See the Lifestyle Migration in East Asia Project Blog
The past few decades have seen a rise in the numbers of people around the world who move for quality of life reasons rather than in search of work, better economic opportunities, safety or security. There are not the statistics available (for various reasons) to prove that Lifestyle Migration has been growing, but diverse trends across the globe have attracted the attention of a range of different academics, and we have noted many similarities. See the edited collection I have written with Michaela Benson for some examples (link).
Lifestyle Migrants are people who are relatively affluent. This does not necessarily mean they are rich, but neither are they migrating as a result of poverty or economic hardship. In many cases they move from countries that are economically stronger (like the US or France) to countries that have relatively weaker economies (like Mexico or Morocco). Lifestyle migrants can be any age, but they tend, on average, to be older and many are retired or semi-retired. They sometimes move permanently and sometimes only semi-permanently, to their new, or second, home. However, they are migrants, not tourists. The main reason lifestyle migrants move is to improve their quality of life. This is difficult to define as most migrants could be seen to be in search of a better way of life, so Michaela Benson and I have tried to be more explicit about what is distinctive about Lifestyle migration as opposed to labour migration, asylum seeking, forced migration and other forms of migration. We have looked at the many studies that have been done in this field and tried to identify the commonalities.
The search for the good life
Lifestyle migrants share in common a search for ‘the good life’ that is not considered to exist in their home countries. They are drawn to what they describe as the slow pace of life, a cheaper cost of living and low property prices, a healthy climate, freedom from the pressures of modern living, and a strong sense of community. They often condemn their own, home, countries for their fast pace of life, high crime-rates, greyness, cold, damp, and poor quality of life, and many believe that by moving away they are escaping ‘the rat race’.
Lifestyle migration is not about finding work or a new adventure so much as about finding your true self. So, those lifestyle migrants who need to work tend to do so in order to fund a better, slower quality of life. Work is a means to an end, and they often work for themselves or in small tourism-related businesses such as bars and restaurants, or doing the odd bit of painting and decorating.
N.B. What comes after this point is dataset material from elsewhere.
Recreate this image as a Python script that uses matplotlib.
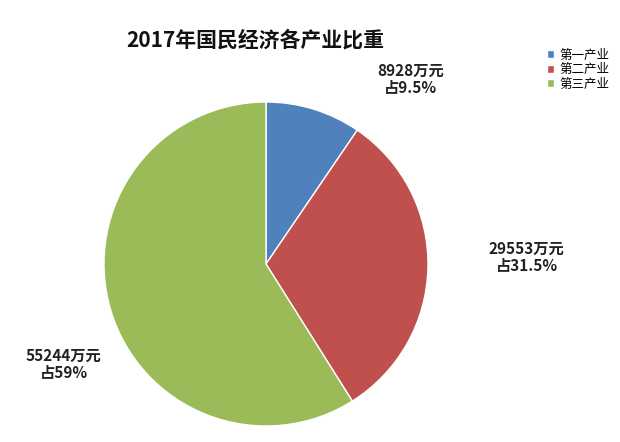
import numpy as np
import matplotlib
matplotlib.use("Agg")
import matplotlib.pyplot as plt

plt.rcParams['font.family'] = ['Noto Sans CJK SC', 'DejaVu Sans']

industries = ['第一产业', '第二产业', '第三产业']
values = [8928, 29553, 55244]
shares = ['9.5%', '31.5%', '59%']
colors = ['#4F81BD', '#C0504D', '#9BBB59']
# label anchor points, in units of pie radius
label_pos = [(0.89, 1.14), (1.61, 0.04), (-1.25, -0.62)]

fig = plt.figure(figsize=(6.2, 4.42), dpi=100)
ax = fig.add_axes([104 / 620, 16 / 442, 324 / 620, 324 / 442])

wedges, _ = ax.pie(values, colors=colors, startangle=90, counterclock=False,
                   radius=1.0, wedgeprops=dict(edgecolor='white', linewidth=1))
ax.set_xlim(-1, 1)
ax.set_ylim(-1, 1)
ax.set_aspect('equal')

for v, s, (x, y) in zip(values, shares, label_pos):
    ax.text(x, y, f'{v}万元\n占{s}', ha='center', va='center',
            fontsize=11, fontweight='bold', linespacing=1.15, color='#222222')

fig.text(255 / 620, 1 - 40 / 442, '2017年国民经济各产业比重', ha='center',
         va='center', fontsize=15, fontweight='bold', color='#111111')

leg = fig.legend(wedges, industries, loc='upper left',
                 bbox_to_anchor=(538 / 620, 1 - 40 / 442), frameon=False,
                 fontsize=9, handlelength=0.6, handleheight=0.6,
                 handletextpad=0.4, labelspacing=0.12, borderpad=0.2)

fig.savefig('out.png', dpi=100)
The search for idyllic places
We have identified different types of lifestyle migration depending on the sorts of destination that people are attracted to. For example, some engage in a form of ‘residential tourism’, others search for the ‘rural idyll’, and others still could be considered ‘Bourgeois Bohemians’. Residential tourists are those who have settled in coastal areas or islands that have already attracted a lot of tourism. We think of these as having turned the tranquillity and escapism of some kinds of tourism into a way of life: the British in Spain and Turkey, and North Americans in Costa Rica, for example. Those in search of the rural idyll prefer the countryside, perhaps thinking it offers the chance to step back in time to a more simple life, where people lived off the land in tight-knit communities: Northern Europeans in France, for example. Bourgeois Bohemians, alternatively, look for creative, artistic or spiritual places and for cultural experiences, the opportunity for self-realisation or alternative ways of life. Here we are thinking of certain Westerners who return regularly to Varanasi, India or those who see themselves as nomads returning regularly to Mykonos, Greece, for examples.
O’Reilly, K. and Benson, M. 2009. ‘Lifestyle Migration: Escaping to the Good Life?’ in Benson and O’Reilly (eds) Lifestyle Migration. Expectations, Aspirations and Experiences, Farnham: Ashgate
Benson, M. and O’Reilly, K. 2009. Migration and the search for a better way of life: a critical exploration of lifestyle migration, Sociological Review, 57(4): 608-625
Benson. M. and O’Reilly, K. (Eds)2009. Lifestyle Migration. Expectations, Aspirations and Experiences, Ashgate.